Data section
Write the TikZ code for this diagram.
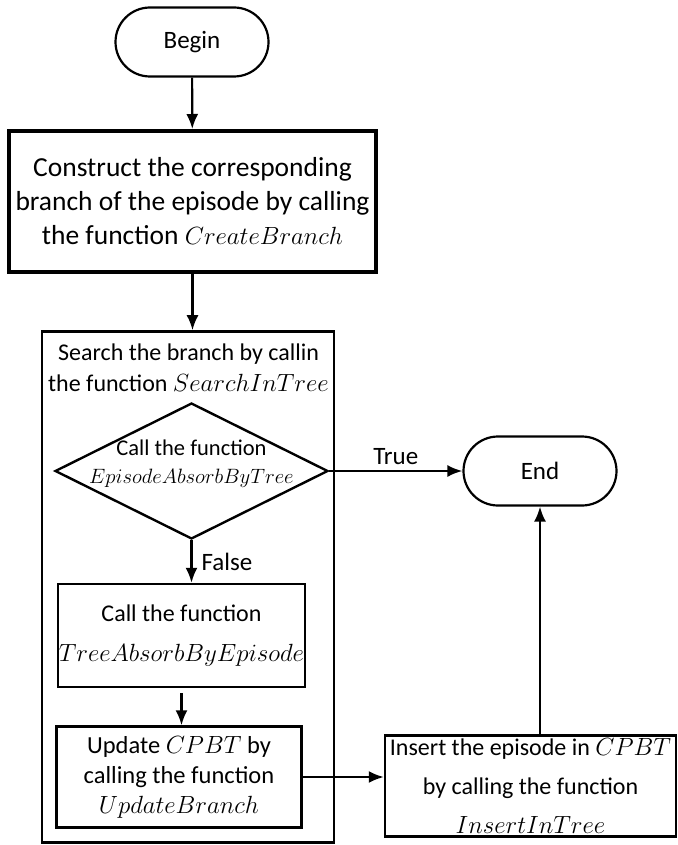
\documentclass[tikz,border=0pt]{standalone}
\usepackage{fontspec}
\setmainfont{Carlito}
\usetikzlibrary{shapes.geometric, shapes.misc, arrows.meta}

\begin{document}
\begin{tikzpicture}[x=1pt, y=-1pt, >={Latex[length=15pt, width=12pt]}, line width=2.2pt]
				\tikzstyle{every node}=[inner sep=1pt, align=center]
				\tikzstyle{terminal}=[draw, rounded rectangle, minimum width=155pt, minimum height=69pt, font=\fontsize{25}{30}\selectfont]
				\tikzstyle{process}=[draw, rectangle, line width=2.4pt, font=\fontsize{25}{30}\selectfont]
				\tikzstyle{decision}=[draw, diamond, line width=2.4pt, minimum width=273pt, minimum height=136pt, inner sep=0pt]
				\useasboundingbox (0, 0) rectangle (677, 845);
				\node[terminal] (begin) at (192, 42) {Begin};
				\node[process, line width=4pt, minimum width=367pt, minimum height=141pt, font=\fontsize{27.5}{34}\selectfont] (construct) at (192.5, 201.5) {Construct the corresponding\\ branch of the episode by calling\\ the function $CreateBranch$};
				\node[draw, rectangle, line width=2.6pt, minimum width=292pt, minimum height=511pt] (search) at (188, 587) {};
				\node[font=\fontsize{24}{31}\selectfont] (searchtxt) at (188.5, 368) {Search the branch by callin\\ the function $SearchInTree$};
				\node[decision] (absorb) at (191.5, 471) {};
				\node[font=\fontsize{22.5}{28}\selectfont] (absorbtxt) at (191.5, 464) {Call the function\\ $EpisodeAbsorbByTree$};
				\node[terminal] (end) at (540, 471) {End};
				\node[process, minimum width=246pt, minimum height=103pt, font=\fontsize{24}{40}\selectfont] (treeabs) at (181.5, 635.5) {Call the function\\ $TreeAbsorbByEpisode$};
				\node[process, minimum width=245pt, minimum height=101pt, font=\fontsize{24.5}{30}\selectfont] (update) at (179, 777) {Update $CPBT$ by\\ calling the function\\ $UpdateBranch$};
				\node[process, minimum width=291pt, minimum height=101pt, font=\fontsize{24}{39}\selectfont] (insert) at (530.5, 786) {Insert the episode in $CPBT$\\ by calling the function\\ $InsertInTree$};
				\draw [->] (begin) -- (construct);
				\draw [->] (construct) -- (construct.south |- search.north);
				\draw [->] (absorb) -- (end) node[midway, above, yshift=4pt, font=\fontsize{25}{30}\selectfont] {True};
				\draw [->] (absorb.south) -- (absorb.south |- treeabs.north) node[midway, right, xshift=8pt, font=\fontsize{25}{30}\selectfont] {False};
				\draw [->, shorten <=5pt] (treeabs.south) -- (treeabs.south |- update.north);
				\draw [->] (update.east) -- (update.east -| insert.west);
				\draw [->] (end.south |- insert.north) -- (end.south);
		\end{tikzpicture}
\end{document}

Written task
Working from the lines above, reproduce the material exactly and exclude its pictures.

Reply to the task
Write the TikZ code for this diagram.
\documentclass[tikz,border=0pt]{standalone}
\usepackage{fontspec}
\setmainfont{Carlito}
\usetikzlibrary{shapes.geometric, shapes.misc, arrows.meta}

\begin{document}
\begin{tikzpicture}[x=1pt, y=-1pt, >={Latex[length=15pt, width=12pt]}, line width=2.2pt]
				\tikzstyle{every node}=[inner sep=1pt, align=center]
				\tikzstyle{terminal}=[draw, rounded rectangle, minimum width=155pt, minimum height=69pt, font=\fontsize{25}{30}\selectfont]
				\tikzstyle{process}=[draw, rectangle, line width=2.4pt, font=\fontsize{25}{30}\selectfont]
				\tikzstyle{decision}=[draw, diamond, line width=2.4pt, minimum width=273pt, minimum height=136pt, inner sep=0pt]
				\useasboundingbox (0, 0) rectangle (677, 845);
				\node[terminal] (begin) at (192, 42) {Begin};
				\node[process, line width=4pt, minimum width=367pt, minimum height=141pt, font=\fontsize{27.5}{34}\selectfont] (construct) at (192.5, 201.5) {Construct the corresponding\\ branch of the episode by calling\\ the function $CreateBranch$};
				\node[draw, rectangle, line width=2.6pt, minimum width=292pt, minimum height=511pt] (search) at (188, 587) {};
				\node[font=\fontsize{24}{31}\selectfont] (searchtxt) at (188.5, 368) {Search the branch by callin\\ the function $SearchInTree$};
				\node[decision] (absorb) at (191.5, 471) {};
				\node[font=\fontsize{22.5}{28}\selectfont] (absorbtxt) at (191.5, 464) {Call the function\\ $EpisodeAbsorbByTree$};
				\node[terminal] (end) at (540, 471) {End};
				\node[process, minimum width=246pt, minimum height=103pt, font=\fontsize{24}{40}\selectfont] (treeabs) at (181.5, 635.5) {Call the function\\ $TreeAbsorbByEpisode$};
				\node[process, minimum width=245pt, minimum height=101pt, font=\fontsize{24.5}{30}\selectfont] (update) at (179, 777) {Update $CPBT$ by\\ calling the function\\ $UpdateBranch$};
				\node[process, minimum width=291pt, minimum height=101pt, font=\fontsize{24}{39}\selectfont] (insert) at (530.5, 786) {Insert the episode in $CPBT$\\ by calling the function\\ $InsertInTree$};
				\draw [->] (begin) -- (construct);
				\draw [->] (construct) -- (construct.south |- search.north);
				\draw [->] (absorb) -- (end) node[midway, above, yshift=4pt, font=\fontsize{25}{30}\selectfont] {True};
				\draw [->] (absorb.south) -- (absorb.south |- treeabs.north) node[midway, right, xshift=8pt, font=\fontsize{25}{30}\selectfont] {False};
				\draw [->, shorten <=5pt] (treeabs.south) -- (treeabs.south |- update.north);
				\draw [->] (update.east) -- (update.east -| insert.west);
				\draw [->] (end.south |- insert.north) -- (end.south);
		\end{tikzpicture}
\end{document}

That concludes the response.